Window Rock, Arizona (AP) 12-07

About a month after being criticized for traveling to Hawaii for a conference, once again Navajo Nation Council delegates were on the road – this time to Las Vegas.

Many of the council’s standing committees were scheduled to be in Las Vegas during the first two weeks of December to attend meetings and conferences, according to the Office of the Speaker.

The committees included: resources; transportation and community development; government services; education; economic development; budget and finance; and intergovernmental relations.

Staff from the executive branch received a memorandum in early October prohibiting travel to Las Vegas.

Navajo Nation President Joe Shirley had issued an executive order, which is still in effect, that discourages meetings outside the Navajo Nation, said George Hardeen, communications director for the Office of the President.

While some of the conferences and meetings are set by outside entities and are essential for Navajo Nation business, others appear to have no clear reason for being in Las Vegas.

For example, the Economic Development Committee was meeting with two Navajo Nation enterprises and was be holding a joint work session with the Resources Committee and Dine Power Authority regarding the Desert Rock Energy project on the two days after.

The Speaker’s Office provided no explanation of why the Economic Development Committee was holding the meetings in Las Vegas.

But the head of a group fighting the proposed Desert Rock power plant said the Navajo Nation is wasting money and not including tribal members in the meetings by holding them in Las Vegas.

“They try to do things behind closed doors or where we won’t get the information.
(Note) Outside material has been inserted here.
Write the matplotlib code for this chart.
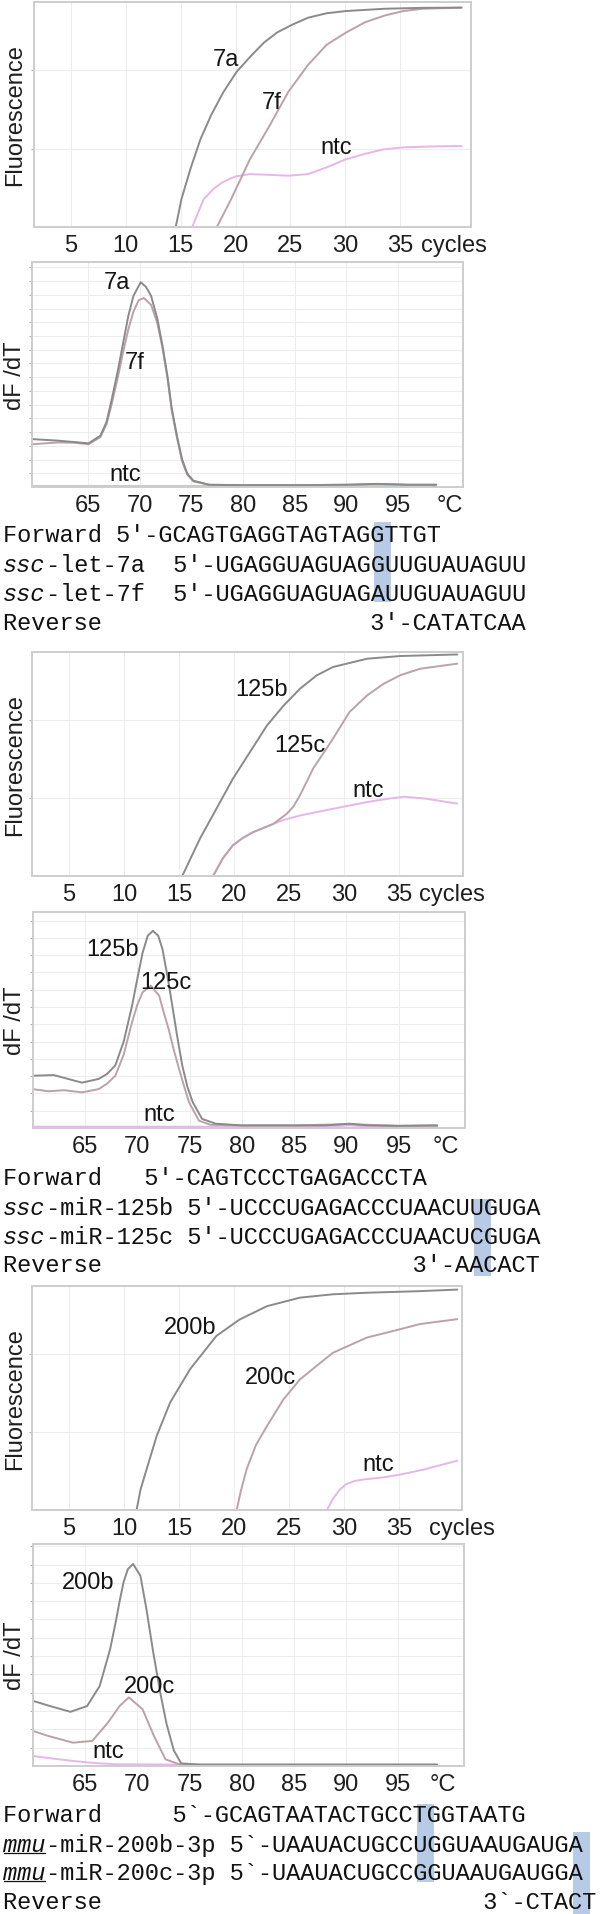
import matplotlib
matplotlib.use('Agg')
import matplotlib.pyplot as plt
import numpy as np
from matplotlib.patches import Rectangle
from matplotlib.lines import Line2D

W, H = 600, 1915
plt.rcParams['font.family'] = ['Liberation Sans', 'DejaVu Sans']
MONO = ['Liberation Mono', 'DejaVu Sans Mono']

# ---------------- amplification curves (cycle, relative fluorescence) ----------------
let7a_cyc = [14.55, 15.07, 15.9, 16.8, 17.8, 18.9, 20.1, 21.4, 22.6, 23.8, 25.2, 26.6, 28.3, 30.1, 33.6, 37.0, 40.6]
let7a_flu = [0.0, 0.124, 0.26, 0.39, 0.50, 0.60, 0.69, 0.76, 0.82, 0.865, 0.90, 0.93, 0.95, 0.96, 0.97, 0.974, 0.975]
let7f_cyc = [18.3, 19.6, 21.3, 23.1, 24.8, 26.6, 28.3, 30.1, 31.8, 33.6, 35.3, 37.1, 40.6]
let7f_flu = [0.0, 0.124, 0.30, 0.45, 0.60, 0.72, 0.81, 0.865, 0.91, 0.94, 0.96, 0.97, 0.975]
ntc1_cyc = [16.05, 17.1, 18.0, 18.85, 20.0, 21.3, 23.0, 24.8, 26.6, 28.3, 30.0, 31.8, 33.5, 35.3, 38.0, 40.6]
ntc1_flu = [0.0, 0.124, 0.17, 0.2, 0.225, 0.235, 0.232, 0.228, 0.235, 0.265, 0.30, 0.325, 0.345, 0.354, 0.358, 0.36]

mir125b_cyc = [15.3, 16.9, 18.4, 19.9, 21.45, 23.0, 24.5, 26.0, 27.5, 29.0, 32.1, 35.1, 40.3]
mir125b_flu = [0.0, 0.166, 0.30, 0.434, 0.553, 0.672, 0.76, 0.836, 0.895, 0.933, 0.97, 0.982, 0.989]
mir125c_cyc = [18.1, 19.0, 19.9, 20.8, 21.75, 22.7, 23.6, 24.8, 25.4, 26.0, 26.6, 27.2, 28.4, 29.0, 30.5, 32.1, 33.6, 35.1, 36.9, 40.3]
mir125c_flu = [0.0, 0.08, 0.137, 0.17, 0.196, 0.215, 0.233, 0.278, 0.31, 0.36, 0.42, 0.48, 0.568, 0.613, 0.732, 0.806, 0.858, 0.896, 0.925, 0.948]
ntc3_cyc = [18.1, 19.0, 19.9, 20.8, 21.75, 22.7, 23.6, 24.5, 26.0, 29.0, 32.1, 34.0, 35.5, 37.5, 40.3]
ntc3_flu = [0.0, 0.08, 0.137, 0.17, 0.196, 0.215, 0.233, 0.25, 0.27, 0.30, 0.33, 0.345, 0.354, 0.345, 0.323]

mir200b_cyc = [11.15, 11.5, 12.06, 12.97, 14.2, 16.0, 18.4, 20.5, 23.0, 26.0, 29.0, 32.1, 36.9, 40.3]
mir200b_flu = [0.0, 0.09, 0.182, 0.33, 0.48, 0.628, 0.777, 0.85, 0.91, 0.948, 0.963, 0.97, 0.977, 0.984]
mir200c_cyc = [20.25, 20.6, 21.15, 22.0, 23.0, 24.5, 26.0, 27.5, 29.0, 32.1, 35.1, 36.9, 40.3]
mir200c_flu = [0.0, 0.08, 0.182, 0.29, 0.375, 0.494, 0.583, 0.643, 0.702, 0.77, 0.807, 0.83, 0.852]
ntc5_cyc = [28.45, 29.0, 29.6, 30.2, 31.0, 31.9, 33.5, 35.1, 37.2, 40.3]
ntc5_flu = [0.0, 0.05, 0.09, 0.115, 0.13, 0.137, 0.145, 0.158, 0.18, 0.22]

# ---------------- melt curves (temperature, dF/dT) ----------------
let7a_tmp = [59.6, 62.1, 63.6, 65.05, 66.2, 66.8, 67.3, 67.9, 68.4, 68.9, 69.4, 70.1, 70.6, 71.1, 71.7, 72.2, 72.7, 73.1, 73.6, 74.1, 74.6, 75.2, 76.7, 80, 85, 90, 93, 96, 98.7]
let7a_dfd = [0.213, 0.206, 0.20, 0.194, 0.228, 0.29, 0.39, 0.52, 0.64, 0.76, 0.85, 0.91, 0.89, 0.85, 0.75, 0.63, 0.49, 0.35, 0.23, 0.124, 0.06, 0.028, 0.01, 0.008, 0.008, 0.01, 0.014, 0.01, 0.01]
let7f_tmp = [59.6, 62.1, 63.6, 65.05, 66.2, 66.8, 67.3, 67.9, 68.4, 68.9, 69.4, 69.9, 70.4, 71.1, 71.7, 72.2, 72.7, 73.1, 73.6, 74.1, 74.6, 75.2, 76.7, 80, 85, 90, 93, 96, 98.7]
let7f_dfd = [0.19, 0.198, 0.197, 0.19, 0.222, 0.28, 0.37, 0.49, 0.60, 0.70, 0.78, 0.83, 0.84, 0.81, 0.73, 0.62, 0.48, 0.34, 0.22, 0.115, 0.055, 0.025, 0.01, 0.008, 0.008, 0.01, 0.013, 0.01, 0.01]
ntc2_tmp = [59.6, 65, 70, 75, 80, 90, 98.7]
ntc2_dfd = [0.006, 0.006, 0.006, 0.006, 0.006, 0.006, 0.006]

mir125b_tmp = [60.0, 62.0, 64.7, 66.3, 67.1, 67.9, 68.7, 69.5, 70.0, 70.5, 71.0, 71.5, 72.0, 72.4, 72.9, 73.35, 73.8, 74.3, 74.8, 75.3, 76.2, 77.5, 80, 85, 88, 90.3, 92, 95, 98.7]
mir125b_dfd = [0.242, 0.245, 0.21, 0.227, 0.25, 0.29, 0.40, 0.566, 0.69, 0.81, 0.89, 0.913, 0.89, 0.83, 0.70, 0.566, 0.43, 0.29, 0.19, 0.12, 0.042, 0.02, 0.012, 0.012, 0.012, 0.02, 0.012, 0.01, 0.012]
mir125c_tmp = [60.0, 61.5, 63.0, 64.7, 66.3, 67.1, 67.9, 68.7, 69.5, 70.0, 70.5, 71.3, 72.1, 72.5, 73.0, 73.5, 74.0, 74.5, 74.95, 75.9, 77.0, 80, 85, 90.3, 95, 98.7]
mir125c_dfd = [0.18, 0.17, 0.175, 0.165, 0.18, 0.205, 0.242, 0.34, 0.49, 0.57, 0.628, 0.659, 0.612, 0.54, 0.458, 0.36, 0.273, 0.19, 0.119, 0.034, 0.015, 0.012, 0.012, 0.018, 0.01, 0.012]
ntc4_tmp = [60.0, 70, 80, 88, 90.3, 92, 98.7]
ntc4_dfd = [0.006, 0.006, 0.006, 0.006, 0.012, 0.006, 0.006]

mir200b_tmp = [60.05, 61.65, 63.6, 65.2, 66.4, 67.4, 67.9, 68.35, 68.7, 69.1, 69.6, 70.3, 70.9, 71.5, 72.2, 72.8, 73.5, 74.2, 76, 80, 85, 90, 95, 98.7]
mir200b_dfd = [0.293, 0.27, 0.244, 0.27, 0.36, 0.526, 0.64, 0.752, 0.83, 0.887, 0.91, 0.857, 0.70, 0.52, 0.33, 0.19, 0.07, 0.012, 0.006, 0.006, 0.006, 0.006, 0.006, 0.006]
mir200c_tmp = [60.0, 61.5, 63.85, 65.7, 67.2, 68.3, 69.2, 70.5, 71.6, 72.7, 74, 76, 80, 85, 90, 95, 98.7]
mir200c_dfd = [0.158, 0.135, 0.105, 0.113, 0.196, 0.27, 0.309, 0.256, 0.135, 0.03, 0.008, 0.006, 0.006, 0.006, 0.006, 0.006, 0.006]
ntc6_tmp = [60, 62, 64, 66, 67.9, 75, 85, 98.7]
ntc6_dfd = [0.045, 0.033, 0.022, 0.013, 0.008, 0.006, 0.006, 0.006]

cycle_ticks = [5, 10, 15, 20, 25, 30, 35]
temp_ticks = [65, 70, 75, 80, 85, 90, 95]

# ---------------- primer / miRNA sequences ----------------
seq_let7 = [('', 'Forward 5′-GCAGTGAGGTAGTAGGTTGT'),
            ('ssc', '-let-7a  5′-UGAGGUAGUAGGUUGUAUAGUU'),
            ('ssc', '-let-7f  5′-UGAGGUAGUAGAUUGUAUAGUU'),
            ('', 'Reverse' + ' ' * 19 + '3′-CATATCAA')]
seq_125 = [('', 'Forward   5′-CAGTCCCTGAGACCCTA'),
           ('ssc', '-miR-125b 5′-UCCCUGAGACCCUAACUUGUGA'),
           ('ssc', '-miR-125c 5′-UCCCUGAGACCCUAACUCGUGA'),
           ('', 'Reverse' + ' ' * 22 + '3′-AACACT')]
seq_200 = [('', 'Forward' + ' ' * 5 + '5`-GCAGTAATACTGCCTGGTAATG'),
           ('mmu', '-miR-200b-3p 5`-UAAUACUGCCUGGUAAUGAUGA'),
           ('mmu', '-miR-200c-3p 5`-UAAUACUGCCGGUAAUGAUGGA'),
           ('', 'Reverse' + ' ' * 27 + '3`-CTACT')]

# ---------------- style ----------------
C_B = '#8a8a8a'
C_C = '#bba2a8'
C_N = '#e6b6ea'
SPINE = '#cdcdcd'
GRID = '#ededed'
FS = 17

fig = plt.figure(figsize=(W / 100, H / 100), dpi=100)


def fx(x):
    return x / W


def fy(y):
    return 1 - y / H


def panel(l, t, r, b, xlim, ticks, unit, unit_pos, ystep, ylabel):
    ax = fig.add_axes([l / W, 1 - b / H, (r - l) / W, (b - t) / H])
    ax.set_xlim(*xlim)
    ax.set_ylim(0, 1)
    for v in ticks:
        ax.axvline(v, color=GRID, lw=0.8, zorder=0)
    ys = np.arange(ystep, 1.0, ystep)
    for v in ys:
        ax.axhline(v, color=GRID, lw=0.8, zorder=0)
    ax.set_xticks(list(ticks) + [unit_pos])
    ax.set_xticklabels([str(v) for v in ticks] + [unit], fontsize=FS, color='#1e1e1e')
    ax.set_yticks(ys)
    ax.set_yticklabels([])
    ax.tick_params(axis='x', length=0, pad=5)
    ax.tick_params(axis='y', length=2.5, width=0.8, color='#b0b0b0')
    for s in ax.spines.values():
        s.set_color(SPINE)
        s.set_linewidth(1.4)
    fig.text(fx(15), fy((t + b) / 2), ylabel, rotation=90, ha='center', va='center',
             fontsize=FS, color='#1e1e1e')
    return ax


def curves(ax, series, labels):
    for xs, ys, c in series:
        ax.plot(xs, ys, color=c, lw=1.4, solid_joinstyle='round', solid_capstyle='round', clip_on=True)
    for txt, x, y in labels:
        ax.text(x, y, txt, fontsize=FS, ha='center', va='center', color='#151515')


# panel 1: let-7 amplification
ax = panel(34, 3, 471, 228, (1.63, 41.46), cycle_ticks, 'cycles', 39.9, 0.348, 'Fluorescence')
curves(ax, [(ntc1_cyc, ntc1_flu, C_N), (let7f_cyc, let7f_flu, C_C), (let7a_cyc, let7a_flu, C_B)],
       [('7a', 19.1, 0.747), ('7f', 23.3, 0.554), ('ntc', 29.2, 0.354)])

# panel 2: let-7 melt
ax = panel(32, 263, 463, 488, (59.58, 101.29), temp_ticks, '°C', 100.0, 0.061, 'dF /dT')
curves(ax, [(ntc2_tmp, ntc2_dfd, C_N), (let7f_tmp, let7f_dfd, C_C), (let7a_tmp, let7a_dfd, C_B)],
       [('7a', 67.8, 0.91), ('7f', 69.55, 0.556), ('ntc', 68.6, 0.058)])

# panel 3: miR-125 amplification
ax = panel(32, 653, 463, 877, (1.64, 40.82), cycle_ticks, 'cycles', 39.8, 0.348, 'Fluorescence')
curves(ax, [(ntc3_cyc, ntc3_flu, C_N), (mir125c_cyc, mir125c_flu, C_C), (mir125b_cyc, mir125b_flu, C_B)],
       [('125b', 22.5, 0.836), ('125c', 26.0, 0.583), ('ntc', 32.2, 0.382)])

# panel 4: miR-125 melt
ax = panel(33, 913, 465, 1129, (60.02, 101.36), temp_ticks, '°C', 99.5, 0.08, 'dF /dT')
curves(ax, [(ntc4_tmp, ntc4_dfd, C_N), (mir125c_tmp, mir125c_dfd, C_C), (mir125b_tmp, mir125b_dfd, C_B)],
       [('125b', 67.6, 0.83), ('125c', 72.7, 0.675), ('ntc', 72.1, 0.065)])

# panel 5: miR-200 amplification
ax = panel(32, 1287, 462, 1511, (1.64, 40.73), cycle_ticks, 'cycles', 40.7, 0.348, 'Fluorescence')
curves(ax, [(ntc5_cyc, ntc5_flu, C_N), (mir200c_cyc, mir200c_flu, C_C), (mir200b_cyc, mir200b_flu, C_B)],
       [('200b', 16.0, 0.815), ('200c', 23.3, 0.592), ('ntc', 33.1, 0.204)])

# panel 6: miR-200 melt
ax = panel(33, 1545, 464, 1767, (60.02, 101.27), temp_ticks, '°C', 99.2, 0.0825, 'dF /dT')
curves(ax, [(ntc6_tmp, ntc6_dfd, C_N), (mir200c_tmp, mir200c_dfd, C_C), (mir200b_tmp, mir200b_dfd, C_B)],
       [('200b', 65.3, 0.827), ('200c', 71.2, 0.36), ('ntc', 67.2, 0.068)])

# ---------------- sequence blocks ----------------
PITCH = FS * 100 / 72 * 0.6
X0 = 3


def highlight(col, y0, y1):
    x = X0 + col * PITCH + 3
    fig.add_artist(Rectangle((fx(x), fy(y1)), 17 / W, (y1 - y0) / H, transform=fig.transFigure,
                             facecolor='#b7cbe7', edgecolor='none', zorder=0))


def block(lines, rows, underline=False):
    for (prefix, rest), yc in zip(lines, rows):
        base = fy(yc + 7)
        x = X0
        if prefix:
            fig.text(fx(x), base, prefix, family=MONO, style='italic', fontsize=FS,
                     ha='left', va='baseline', color='#111111')
            if underline:
                fig.add_artist(Line2D([fx(x + 1), fx(x + len(prefix) * PITCH - 1)], [fy(yc + 9)] * 2,
                                      transform=fig.transFigure, color='#111111', lw=0.9))
            x += len(prefix) * PITCH
        fig.text(fx(x), base, rest, family=MONO, fontsize=FS, ha='left', va='baseline', color='#111111')


highlight(26, 523, 603)
block(seq_let7, [535, 565, 594, 623])
highlight(33, 1200, 1277)
block(seq_125, [1178, 1208, 1237, 1265])
highlight(29, 1805, 1883)
highlight(40, 1833, 1915)
block(seq_200, [1815, 1845, 1873, 1902], underline=True)

fig.savefig('out.png', dpi=100)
I think it’s right that we know what’s going on,” said Elouise Brown, president of the Dooda Desert Rock Committee.

Brown said the committee will send three representatives who can make the seven-hour drive to Las Vegas to the meeting.

During November, criticism arose over a trip by Navajo Nation representatives to an education conference in Hawaii. More than 360 tribal members preregistered for the National Indian Education Association conference in Honolulu.

The Inspector General’s Office is looking into whether federal money was misappropriated or misused after receiving a Nov. 16 letter from Sen. Pete Domenici, R-N.M., asking for a review of the expenditures.